- _Information supplied_:
==========
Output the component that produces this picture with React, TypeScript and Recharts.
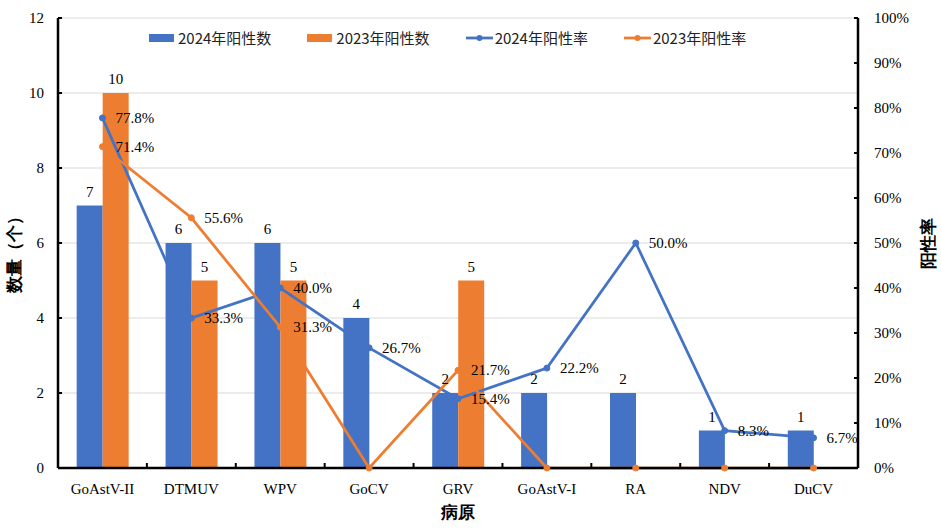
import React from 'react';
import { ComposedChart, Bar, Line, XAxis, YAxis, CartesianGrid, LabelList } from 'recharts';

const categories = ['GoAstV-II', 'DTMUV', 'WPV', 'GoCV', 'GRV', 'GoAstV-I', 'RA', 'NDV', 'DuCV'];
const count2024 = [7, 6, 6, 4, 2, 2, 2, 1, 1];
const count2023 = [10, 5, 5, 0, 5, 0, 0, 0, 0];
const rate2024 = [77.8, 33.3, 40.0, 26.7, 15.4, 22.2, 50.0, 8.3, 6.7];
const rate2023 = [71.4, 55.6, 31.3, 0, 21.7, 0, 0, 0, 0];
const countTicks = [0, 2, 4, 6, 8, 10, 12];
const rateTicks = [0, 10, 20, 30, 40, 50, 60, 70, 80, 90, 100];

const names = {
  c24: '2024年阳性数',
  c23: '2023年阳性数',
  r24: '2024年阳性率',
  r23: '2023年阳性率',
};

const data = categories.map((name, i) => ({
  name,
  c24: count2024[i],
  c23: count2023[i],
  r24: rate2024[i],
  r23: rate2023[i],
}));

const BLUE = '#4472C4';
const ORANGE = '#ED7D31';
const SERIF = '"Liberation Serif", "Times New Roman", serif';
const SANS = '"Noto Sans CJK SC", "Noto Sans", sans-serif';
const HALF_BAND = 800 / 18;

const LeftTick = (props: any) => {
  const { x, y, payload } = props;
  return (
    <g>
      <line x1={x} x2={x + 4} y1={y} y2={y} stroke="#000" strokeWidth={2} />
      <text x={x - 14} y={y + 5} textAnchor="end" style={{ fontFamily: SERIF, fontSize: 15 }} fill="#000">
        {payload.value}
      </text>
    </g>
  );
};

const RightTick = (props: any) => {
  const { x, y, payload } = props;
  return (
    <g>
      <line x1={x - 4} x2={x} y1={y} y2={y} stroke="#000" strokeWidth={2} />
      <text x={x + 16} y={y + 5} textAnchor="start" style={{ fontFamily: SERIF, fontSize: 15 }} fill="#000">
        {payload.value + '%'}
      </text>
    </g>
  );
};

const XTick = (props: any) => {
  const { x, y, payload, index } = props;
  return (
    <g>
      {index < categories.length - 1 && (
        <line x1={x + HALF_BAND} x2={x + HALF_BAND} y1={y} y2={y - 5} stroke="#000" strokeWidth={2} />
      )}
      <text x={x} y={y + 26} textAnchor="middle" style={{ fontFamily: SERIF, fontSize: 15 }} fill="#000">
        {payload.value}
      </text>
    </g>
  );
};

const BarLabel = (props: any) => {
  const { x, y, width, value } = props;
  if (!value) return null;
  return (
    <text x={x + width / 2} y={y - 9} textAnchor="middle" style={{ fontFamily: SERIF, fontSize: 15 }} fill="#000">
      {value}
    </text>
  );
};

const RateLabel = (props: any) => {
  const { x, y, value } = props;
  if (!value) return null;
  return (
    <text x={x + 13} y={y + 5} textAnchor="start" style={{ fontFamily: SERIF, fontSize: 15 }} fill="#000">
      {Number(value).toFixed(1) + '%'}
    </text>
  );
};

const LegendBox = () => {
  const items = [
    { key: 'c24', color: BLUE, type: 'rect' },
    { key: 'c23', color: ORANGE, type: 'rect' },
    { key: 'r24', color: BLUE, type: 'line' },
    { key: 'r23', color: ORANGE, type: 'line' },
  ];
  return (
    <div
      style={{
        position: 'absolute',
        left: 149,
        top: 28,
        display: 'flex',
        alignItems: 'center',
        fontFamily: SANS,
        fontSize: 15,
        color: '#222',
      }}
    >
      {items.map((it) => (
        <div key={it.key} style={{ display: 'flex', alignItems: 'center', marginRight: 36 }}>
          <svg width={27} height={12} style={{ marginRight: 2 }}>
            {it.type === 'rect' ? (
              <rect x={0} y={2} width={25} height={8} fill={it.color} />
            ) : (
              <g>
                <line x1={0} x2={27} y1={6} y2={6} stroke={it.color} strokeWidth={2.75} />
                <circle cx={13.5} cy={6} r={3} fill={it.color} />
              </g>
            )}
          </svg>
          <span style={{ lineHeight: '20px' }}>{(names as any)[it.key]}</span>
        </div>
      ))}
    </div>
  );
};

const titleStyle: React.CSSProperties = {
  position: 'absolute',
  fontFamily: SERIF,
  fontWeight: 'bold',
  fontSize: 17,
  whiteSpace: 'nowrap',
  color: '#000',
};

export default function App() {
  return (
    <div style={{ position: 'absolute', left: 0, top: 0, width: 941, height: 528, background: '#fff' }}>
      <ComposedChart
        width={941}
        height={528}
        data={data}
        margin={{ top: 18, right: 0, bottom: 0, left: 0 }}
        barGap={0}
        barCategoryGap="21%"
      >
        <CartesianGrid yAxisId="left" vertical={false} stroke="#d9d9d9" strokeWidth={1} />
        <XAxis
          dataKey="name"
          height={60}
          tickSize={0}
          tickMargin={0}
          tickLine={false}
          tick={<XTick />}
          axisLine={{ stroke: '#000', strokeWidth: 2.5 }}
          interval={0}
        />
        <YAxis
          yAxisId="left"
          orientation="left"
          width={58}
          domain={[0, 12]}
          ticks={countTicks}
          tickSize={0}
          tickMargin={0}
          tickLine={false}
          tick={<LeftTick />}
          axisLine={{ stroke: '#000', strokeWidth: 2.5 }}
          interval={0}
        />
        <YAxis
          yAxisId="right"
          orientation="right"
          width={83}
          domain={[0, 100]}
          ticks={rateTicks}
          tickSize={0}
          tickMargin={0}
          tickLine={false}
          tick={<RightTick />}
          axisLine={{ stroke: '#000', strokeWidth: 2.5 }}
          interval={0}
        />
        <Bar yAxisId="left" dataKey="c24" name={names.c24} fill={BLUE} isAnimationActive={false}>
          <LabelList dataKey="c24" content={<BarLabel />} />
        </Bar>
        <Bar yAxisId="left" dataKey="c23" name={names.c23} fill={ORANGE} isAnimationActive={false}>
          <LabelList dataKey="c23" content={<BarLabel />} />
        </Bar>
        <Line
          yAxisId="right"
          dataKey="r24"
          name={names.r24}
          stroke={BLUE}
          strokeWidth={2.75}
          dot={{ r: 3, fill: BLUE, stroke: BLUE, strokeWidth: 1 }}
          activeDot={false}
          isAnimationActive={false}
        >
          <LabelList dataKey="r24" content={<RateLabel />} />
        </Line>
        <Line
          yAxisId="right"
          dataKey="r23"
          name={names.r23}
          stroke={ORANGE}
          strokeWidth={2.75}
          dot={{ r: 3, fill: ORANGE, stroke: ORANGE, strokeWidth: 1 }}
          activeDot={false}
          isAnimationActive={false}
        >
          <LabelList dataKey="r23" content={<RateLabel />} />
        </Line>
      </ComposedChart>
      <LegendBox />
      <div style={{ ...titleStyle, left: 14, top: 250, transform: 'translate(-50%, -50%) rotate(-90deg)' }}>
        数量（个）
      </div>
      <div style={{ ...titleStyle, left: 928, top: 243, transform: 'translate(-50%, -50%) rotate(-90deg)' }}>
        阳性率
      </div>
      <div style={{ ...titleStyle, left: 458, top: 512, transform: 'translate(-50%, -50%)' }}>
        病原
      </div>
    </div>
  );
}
==========
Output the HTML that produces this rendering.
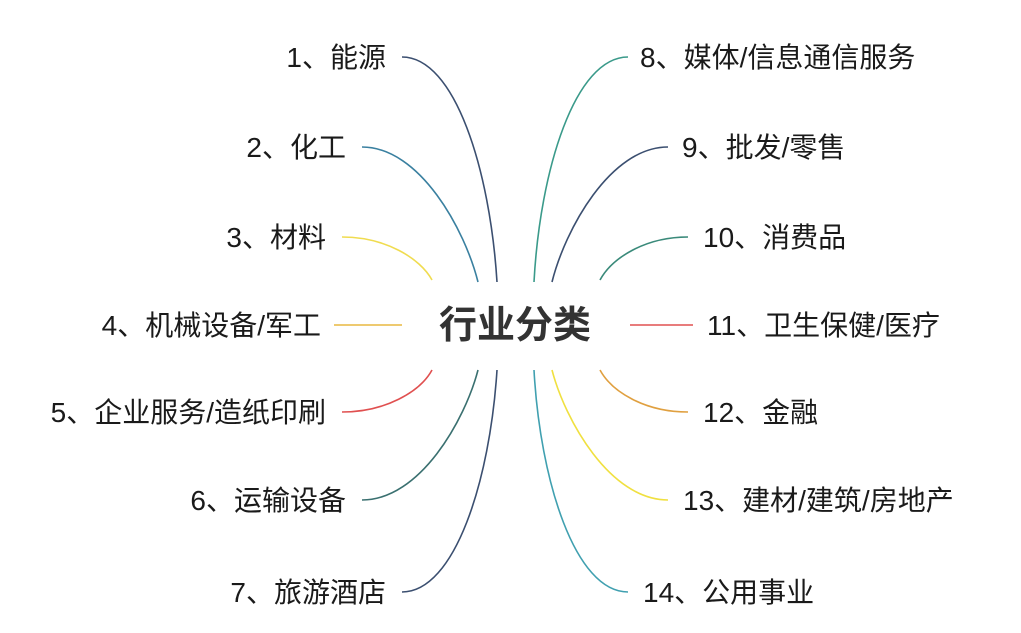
==========
- _Instructions for the task_:
Above are some records; quote exactly and only the lines that begin at the line containing "Output the component" and stop after the line containing "YAxis, CartesianGrid, LabelList", leaving out the pictures.

- _Response to this task_:
Output the component that produces this picture with React, TypeScript and Recharts.
import React from 'react';
import { ComposedChart, Bar, Line, XAxis, YAxis, CartesianGrid, LabelList } from 'recharts';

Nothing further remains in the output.